━━━━━ PROVIDED ENTRIES ━━━━━
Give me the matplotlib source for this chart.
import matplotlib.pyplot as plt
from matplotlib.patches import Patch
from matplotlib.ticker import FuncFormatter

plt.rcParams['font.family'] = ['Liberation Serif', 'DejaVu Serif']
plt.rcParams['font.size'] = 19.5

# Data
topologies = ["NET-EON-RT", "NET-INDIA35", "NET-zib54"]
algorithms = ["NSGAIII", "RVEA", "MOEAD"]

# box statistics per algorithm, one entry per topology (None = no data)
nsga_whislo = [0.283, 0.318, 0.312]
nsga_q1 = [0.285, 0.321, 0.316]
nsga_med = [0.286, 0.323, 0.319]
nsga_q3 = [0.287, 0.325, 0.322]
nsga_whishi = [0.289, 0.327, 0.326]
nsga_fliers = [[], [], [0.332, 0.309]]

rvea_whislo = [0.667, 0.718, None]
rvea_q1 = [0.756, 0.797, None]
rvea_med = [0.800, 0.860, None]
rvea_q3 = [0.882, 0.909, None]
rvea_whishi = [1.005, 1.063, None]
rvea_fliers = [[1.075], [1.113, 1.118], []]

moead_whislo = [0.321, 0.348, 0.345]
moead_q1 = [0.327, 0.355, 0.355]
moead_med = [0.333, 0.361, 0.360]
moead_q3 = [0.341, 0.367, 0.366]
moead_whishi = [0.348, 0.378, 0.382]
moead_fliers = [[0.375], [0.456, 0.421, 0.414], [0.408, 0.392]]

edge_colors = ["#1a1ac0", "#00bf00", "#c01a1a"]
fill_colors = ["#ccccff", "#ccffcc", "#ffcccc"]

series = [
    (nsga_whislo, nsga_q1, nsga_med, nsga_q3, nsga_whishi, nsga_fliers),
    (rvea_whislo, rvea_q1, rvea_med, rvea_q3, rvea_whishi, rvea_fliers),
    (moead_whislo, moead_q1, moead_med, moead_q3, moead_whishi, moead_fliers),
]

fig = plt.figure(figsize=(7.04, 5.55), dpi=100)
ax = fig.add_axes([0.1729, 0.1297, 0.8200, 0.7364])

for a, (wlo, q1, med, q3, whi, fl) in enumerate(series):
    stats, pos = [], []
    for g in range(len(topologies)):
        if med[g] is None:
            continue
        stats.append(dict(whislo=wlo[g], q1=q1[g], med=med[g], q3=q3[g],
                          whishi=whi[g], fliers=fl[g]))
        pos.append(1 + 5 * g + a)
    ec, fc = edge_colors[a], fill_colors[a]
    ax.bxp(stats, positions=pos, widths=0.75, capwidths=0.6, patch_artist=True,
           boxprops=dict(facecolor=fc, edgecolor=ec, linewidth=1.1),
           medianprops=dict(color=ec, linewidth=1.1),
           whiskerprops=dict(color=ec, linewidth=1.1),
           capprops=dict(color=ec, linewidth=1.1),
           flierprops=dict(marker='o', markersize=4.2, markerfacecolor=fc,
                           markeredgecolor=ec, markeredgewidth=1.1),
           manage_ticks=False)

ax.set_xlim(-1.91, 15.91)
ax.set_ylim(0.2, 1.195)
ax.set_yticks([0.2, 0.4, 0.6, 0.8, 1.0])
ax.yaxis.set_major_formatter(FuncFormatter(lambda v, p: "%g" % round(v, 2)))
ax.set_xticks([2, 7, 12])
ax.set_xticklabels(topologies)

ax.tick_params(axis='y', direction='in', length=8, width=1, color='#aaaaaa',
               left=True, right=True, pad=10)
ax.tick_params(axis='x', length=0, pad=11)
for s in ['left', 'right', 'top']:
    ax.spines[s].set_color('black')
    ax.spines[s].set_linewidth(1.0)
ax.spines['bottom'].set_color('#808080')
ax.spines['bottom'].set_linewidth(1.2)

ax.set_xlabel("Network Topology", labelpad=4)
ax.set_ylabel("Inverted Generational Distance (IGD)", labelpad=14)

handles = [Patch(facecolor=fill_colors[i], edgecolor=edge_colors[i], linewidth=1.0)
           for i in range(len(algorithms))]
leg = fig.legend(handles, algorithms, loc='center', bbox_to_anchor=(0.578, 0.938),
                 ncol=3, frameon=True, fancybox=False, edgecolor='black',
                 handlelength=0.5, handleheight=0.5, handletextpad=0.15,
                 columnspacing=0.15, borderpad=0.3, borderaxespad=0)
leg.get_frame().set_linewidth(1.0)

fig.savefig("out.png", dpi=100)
━━━━━
━━━━━ PROVIDED ENTRIES ━━━━━
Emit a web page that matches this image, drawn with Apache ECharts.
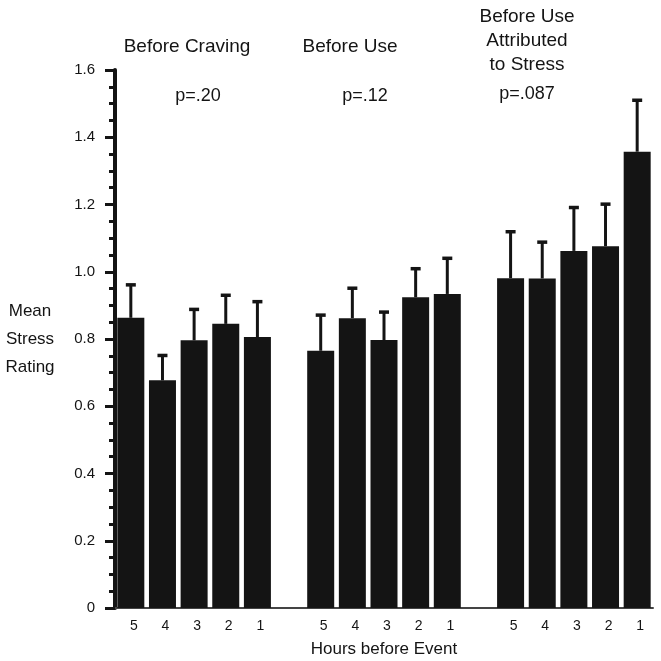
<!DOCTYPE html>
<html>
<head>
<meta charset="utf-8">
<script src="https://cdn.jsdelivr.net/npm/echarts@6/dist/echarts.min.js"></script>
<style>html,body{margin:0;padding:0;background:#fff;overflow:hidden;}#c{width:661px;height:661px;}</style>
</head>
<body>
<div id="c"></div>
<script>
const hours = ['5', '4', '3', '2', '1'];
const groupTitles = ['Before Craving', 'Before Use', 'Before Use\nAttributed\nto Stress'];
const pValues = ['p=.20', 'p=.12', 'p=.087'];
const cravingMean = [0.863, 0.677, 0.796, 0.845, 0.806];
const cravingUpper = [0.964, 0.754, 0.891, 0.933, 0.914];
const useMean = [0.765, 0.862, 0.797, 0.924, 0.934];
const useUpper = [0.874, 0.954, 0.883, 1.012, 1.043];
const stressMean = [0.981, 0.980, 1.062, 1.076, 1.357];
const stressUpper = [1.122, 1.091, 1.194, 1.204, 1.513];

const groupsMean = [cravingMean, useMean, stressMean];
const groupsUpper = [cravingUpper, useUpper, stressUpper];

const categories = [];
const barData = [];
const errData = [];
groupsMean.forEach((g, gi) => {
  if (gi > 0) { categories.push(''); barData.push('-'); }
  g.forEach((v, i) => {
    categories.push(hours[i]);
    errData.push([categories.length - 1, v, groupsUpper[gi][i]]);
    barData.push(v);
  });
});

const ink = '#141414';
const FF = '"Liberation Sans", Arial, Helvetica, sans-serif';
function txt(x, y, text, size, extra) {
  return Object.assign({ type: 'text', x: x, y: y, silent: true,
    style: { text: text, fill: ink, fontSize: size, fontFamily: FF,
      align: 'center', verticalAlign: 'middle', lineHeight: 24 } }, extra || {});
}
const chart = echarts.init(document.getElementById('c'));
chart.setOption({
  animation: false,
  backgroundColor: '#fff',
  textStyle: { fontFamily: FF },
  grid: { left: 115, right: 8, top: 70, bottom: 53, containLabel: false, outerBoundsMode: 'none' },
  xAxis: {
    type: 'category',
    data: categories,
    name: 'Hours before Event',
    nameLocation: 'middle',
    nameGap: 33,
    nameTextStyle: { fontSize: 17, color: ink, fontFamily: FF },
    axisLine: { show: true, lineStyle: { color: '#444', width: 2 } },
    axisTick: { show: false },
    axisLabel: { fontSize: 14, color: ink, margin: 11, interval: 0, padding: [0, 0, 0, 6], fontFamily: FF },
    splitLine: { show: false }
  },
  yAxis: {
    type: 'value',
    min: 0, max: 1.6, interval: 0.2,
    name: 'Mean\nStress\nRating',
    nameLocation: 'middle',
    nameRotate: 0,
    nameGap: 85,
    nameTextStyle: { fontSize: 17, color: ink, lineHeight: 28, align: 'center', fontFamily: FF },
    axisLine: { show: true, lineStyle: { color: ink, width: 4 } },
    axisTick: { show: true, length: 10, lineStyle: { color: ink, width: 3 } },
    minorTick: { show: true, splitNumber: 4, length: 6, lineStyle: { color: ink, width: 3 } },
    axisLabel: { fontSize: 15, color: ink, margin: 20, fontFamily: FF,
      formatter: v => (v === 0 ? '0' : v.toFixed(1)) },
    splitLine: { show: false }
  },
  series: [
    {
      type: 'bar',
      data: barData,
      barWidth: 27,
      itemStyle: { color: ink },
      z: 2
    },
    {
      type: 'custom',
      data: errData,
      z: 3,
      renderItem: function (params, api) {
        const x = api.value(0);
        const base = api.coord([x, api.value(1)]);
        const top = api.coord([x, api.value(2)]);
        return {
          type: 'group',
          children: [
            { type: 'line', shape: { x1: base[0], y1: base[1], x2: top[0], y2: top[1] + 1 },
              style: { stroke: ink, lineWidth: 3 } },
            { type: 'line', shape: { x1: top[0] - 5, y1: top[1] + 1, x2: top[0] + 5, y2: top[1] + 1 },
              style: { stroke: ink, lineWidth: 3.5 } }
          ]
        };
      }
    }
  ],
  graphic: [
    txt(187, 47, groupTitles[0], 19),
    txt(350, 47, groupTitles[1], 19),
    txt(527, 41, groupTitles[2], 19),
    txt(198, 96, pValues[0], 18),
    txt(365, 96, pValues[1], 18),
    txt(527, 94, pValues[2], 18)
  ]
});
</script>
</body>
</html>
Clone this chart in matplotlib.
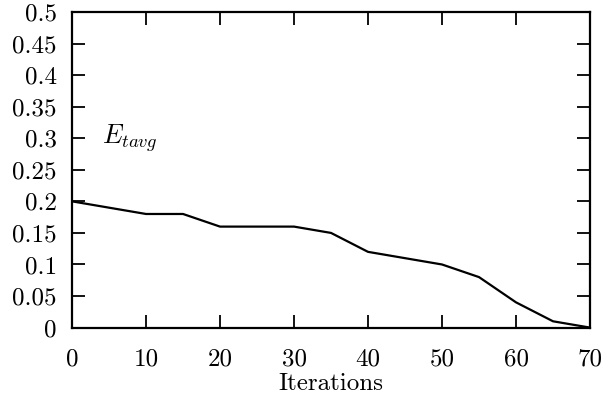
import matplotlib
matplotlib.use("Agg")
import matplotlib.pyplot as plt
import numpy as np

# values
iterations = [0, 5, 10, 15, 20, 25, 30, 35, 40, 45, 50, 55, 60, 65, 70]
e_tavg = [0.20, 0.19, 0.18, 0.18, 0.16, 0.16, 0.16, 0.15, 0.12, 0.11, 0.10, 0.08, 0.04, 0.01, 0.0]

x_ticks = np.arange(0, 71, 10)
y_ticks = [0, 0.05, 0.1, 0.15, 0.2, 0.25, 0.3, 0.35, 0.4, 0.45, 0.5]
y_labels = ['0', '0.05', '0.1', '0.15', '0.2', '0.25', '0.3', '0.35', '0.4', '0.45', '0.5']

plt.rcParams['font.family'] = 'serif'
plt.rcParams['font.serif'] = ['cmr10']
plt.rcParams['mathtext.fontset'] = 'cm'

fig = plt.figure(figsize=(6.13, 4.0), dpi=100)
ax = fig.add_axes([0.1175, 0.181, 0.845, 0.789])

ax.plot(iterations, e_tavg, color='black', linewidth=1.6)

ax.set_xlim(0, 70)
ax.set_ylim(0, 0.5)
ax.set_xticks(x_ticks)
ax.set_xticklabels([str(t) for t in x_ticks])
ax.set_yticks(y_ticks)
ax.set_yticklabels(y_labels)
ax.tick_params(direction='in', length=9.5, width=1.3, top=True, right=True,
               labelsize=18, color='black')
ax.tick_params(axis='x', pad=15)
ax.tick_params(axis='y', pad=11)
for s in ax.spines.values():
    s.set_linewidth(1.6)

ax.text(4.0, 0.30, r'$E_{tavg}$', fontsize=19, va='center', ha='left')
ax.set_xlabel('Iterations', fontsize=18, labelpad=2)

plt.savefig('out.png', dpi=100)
━━━━━
## WHAT THE TASK ASKS
Look above and copy only the lines from the one holding "Clone this chart in matplotlib." to the one holding "0.04, 0.01, 0.0]", both included, exactly, minus the pictures.

## SOLUTION TO THIS TASK
Clone this chart in matplotlib.
import matplotlib
matplotlib.use("Agg")
import matplotlib.pyplot as plt
import numpy as np

# values
iterations = [0, 5, 10, 15, 20, 25, 30, 35, 40, 45, 50, 55, 60, 65, 70]
e_tavg = [0.20, 0.19, 0.18, 0.18, 0.16, 0.16, 0.16, 0.15, 0.12, 0.11, 0.10, 0.08, 0.04, 0.01, 0.0]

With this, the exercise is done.